Work to complete> Find the lines with "this" in them and copy them out.

-- Material provided start --

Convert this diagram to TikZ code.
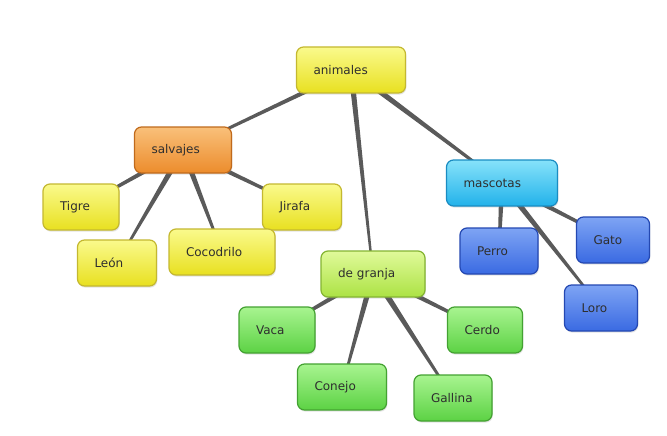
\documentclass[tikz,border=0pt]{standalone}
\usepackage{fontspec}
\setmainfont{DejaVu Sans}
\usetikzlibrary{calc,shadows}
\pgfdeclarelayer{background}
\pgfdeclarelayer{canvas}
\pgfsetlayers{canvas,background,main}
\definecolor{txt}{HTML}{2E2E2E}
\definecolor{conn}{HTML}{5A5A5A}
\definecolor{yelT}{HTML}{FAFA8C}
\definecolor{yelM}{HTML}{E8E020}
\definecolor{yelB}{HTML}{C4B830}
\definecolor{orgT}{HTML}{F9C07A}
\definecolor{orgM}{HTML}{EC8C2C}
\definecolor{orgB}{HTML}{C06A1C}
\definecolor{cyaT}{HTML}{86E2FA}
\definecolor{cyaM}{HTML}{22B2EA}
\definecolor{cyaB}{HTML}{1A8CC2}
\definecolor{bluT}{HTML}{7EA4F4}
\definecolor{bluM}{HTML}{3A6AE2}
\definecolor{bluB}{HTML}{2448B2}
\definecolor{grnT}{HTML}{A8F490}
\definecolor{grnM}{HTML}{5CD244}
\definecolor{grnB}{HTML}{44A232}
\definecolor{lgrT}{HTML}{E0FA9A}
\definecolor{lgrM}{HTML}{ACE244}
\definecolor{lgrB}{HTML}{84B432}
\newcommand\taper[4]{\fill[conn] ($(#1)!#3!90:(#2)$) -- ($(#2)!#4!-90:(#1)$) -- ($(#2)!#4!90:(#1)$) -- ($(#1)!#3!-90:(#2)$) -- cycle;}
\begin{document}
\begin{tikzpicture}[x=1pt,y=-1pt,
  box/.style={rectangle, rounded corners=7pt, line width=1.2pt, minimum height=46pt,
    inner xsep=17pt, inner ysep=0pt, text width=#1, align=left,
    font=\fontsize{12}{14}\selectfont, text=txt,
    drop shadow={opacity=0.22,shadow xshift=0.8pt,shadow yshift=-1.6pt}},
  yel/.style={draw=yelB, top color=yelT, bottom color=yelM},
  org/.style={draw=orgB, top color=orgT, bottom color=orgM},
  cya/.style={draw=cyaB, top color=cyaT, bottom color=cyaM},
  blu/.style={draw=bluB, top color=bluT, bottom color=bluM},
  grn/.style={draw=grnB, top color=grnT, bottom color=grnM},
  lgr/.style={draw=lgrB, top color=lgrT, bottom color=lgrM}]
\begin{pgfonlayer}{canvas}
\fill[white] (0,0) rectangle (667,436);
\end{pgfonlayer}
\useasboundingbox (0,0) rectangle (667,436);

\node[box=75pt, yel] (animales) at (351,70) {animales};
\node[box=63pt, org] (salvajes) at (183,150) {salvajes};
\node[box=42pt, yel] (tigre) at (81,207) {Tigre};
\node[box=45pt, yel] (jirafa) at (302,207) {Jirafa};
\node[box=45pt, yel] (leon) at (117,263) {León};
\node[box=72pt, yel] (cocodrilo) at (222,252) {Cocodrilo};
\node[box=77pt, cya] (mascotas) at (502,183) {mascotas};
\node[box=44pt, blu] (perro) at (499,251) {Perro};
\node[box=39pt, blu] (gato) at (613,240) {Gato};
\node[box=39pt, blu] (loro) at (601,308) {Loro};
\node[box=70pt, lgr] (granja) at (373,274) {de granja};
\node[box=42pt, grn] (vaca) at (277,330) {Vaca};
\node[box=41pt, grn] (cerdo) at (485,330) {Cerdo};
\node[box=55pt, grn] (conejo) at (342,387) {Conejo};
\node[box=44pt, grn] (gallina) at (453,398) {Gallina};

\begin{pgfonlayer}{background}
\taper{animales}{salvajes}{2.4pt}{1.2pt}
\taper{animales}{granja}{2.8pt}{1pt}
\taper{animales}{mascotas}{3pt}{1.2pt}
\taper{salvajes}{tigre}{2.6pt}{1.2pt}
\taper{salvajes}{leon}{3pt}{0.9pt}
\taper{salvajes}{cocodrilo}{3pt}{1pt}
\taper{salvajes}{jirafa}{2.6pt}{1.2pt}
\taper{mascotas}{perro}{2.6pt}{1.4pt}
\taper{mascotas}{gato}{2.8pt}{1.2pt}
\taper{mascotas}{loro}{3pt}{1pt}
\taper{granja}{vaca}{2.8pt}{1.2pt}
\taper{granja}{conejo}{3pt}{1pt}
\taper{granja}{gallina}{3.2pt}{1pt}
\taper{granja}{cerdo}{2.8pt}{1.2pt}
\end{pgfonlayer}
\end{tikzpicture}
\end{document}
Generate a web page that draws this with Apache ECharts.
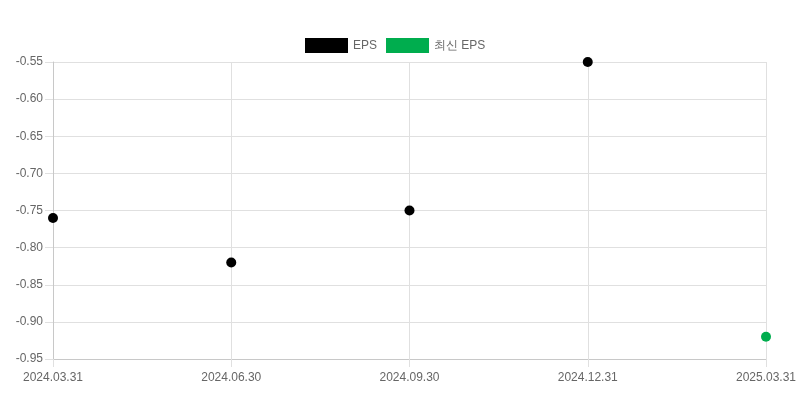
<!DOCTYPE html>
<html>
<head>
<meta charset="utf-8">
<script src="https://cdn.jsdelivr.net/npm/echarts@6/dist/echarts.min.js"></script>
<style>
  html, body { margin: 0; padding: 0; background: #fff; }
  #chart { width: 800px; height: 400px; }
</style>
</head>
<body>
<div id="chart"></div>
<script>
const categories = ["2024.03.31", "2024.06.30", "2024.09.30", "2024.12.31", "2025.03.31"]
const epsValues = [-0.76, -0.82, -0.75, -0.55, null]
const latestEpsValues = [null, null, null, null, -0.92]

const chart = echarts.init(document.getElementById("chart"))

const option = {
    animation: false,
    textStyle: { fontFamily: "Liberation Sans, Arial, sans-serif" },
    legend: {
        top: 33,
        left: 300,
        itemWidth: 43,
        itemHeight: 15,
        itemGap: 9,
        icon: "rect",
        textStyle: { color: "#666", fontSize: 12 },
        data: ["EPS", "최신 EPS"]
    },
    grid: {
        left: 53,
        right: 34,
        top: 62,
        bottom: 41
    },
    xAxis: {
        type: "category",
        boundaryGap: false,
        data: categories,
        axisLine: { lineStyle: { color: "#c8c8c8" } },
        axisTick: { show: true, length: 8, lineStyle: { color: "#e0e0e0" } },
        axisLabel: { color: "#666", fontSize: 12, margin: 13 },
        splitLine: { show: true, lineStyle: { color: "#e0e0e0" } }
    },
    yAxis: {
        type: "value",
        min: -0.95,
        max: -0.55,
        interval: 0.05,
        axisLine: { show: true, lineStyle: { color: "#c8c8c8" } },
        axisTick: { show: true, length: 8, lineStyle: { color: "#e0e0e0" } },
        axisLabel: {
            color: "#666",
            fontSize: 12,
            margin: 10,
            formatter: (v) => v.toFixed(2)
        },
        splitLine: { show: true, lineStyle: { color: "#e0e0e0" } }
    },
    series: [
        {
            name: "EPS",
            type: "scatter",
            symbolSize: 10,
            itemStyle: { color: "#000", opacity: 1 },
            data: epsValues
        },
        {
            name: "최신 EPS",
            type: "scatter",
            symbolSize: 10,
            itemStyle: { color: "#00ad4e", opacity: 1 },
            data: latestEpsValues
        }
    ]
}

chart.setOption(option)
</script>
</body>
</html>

-- Material provided end --

Full solution>
Convert this diagram to TikZ code.
Generate a web page that draws this with Apache ECharts.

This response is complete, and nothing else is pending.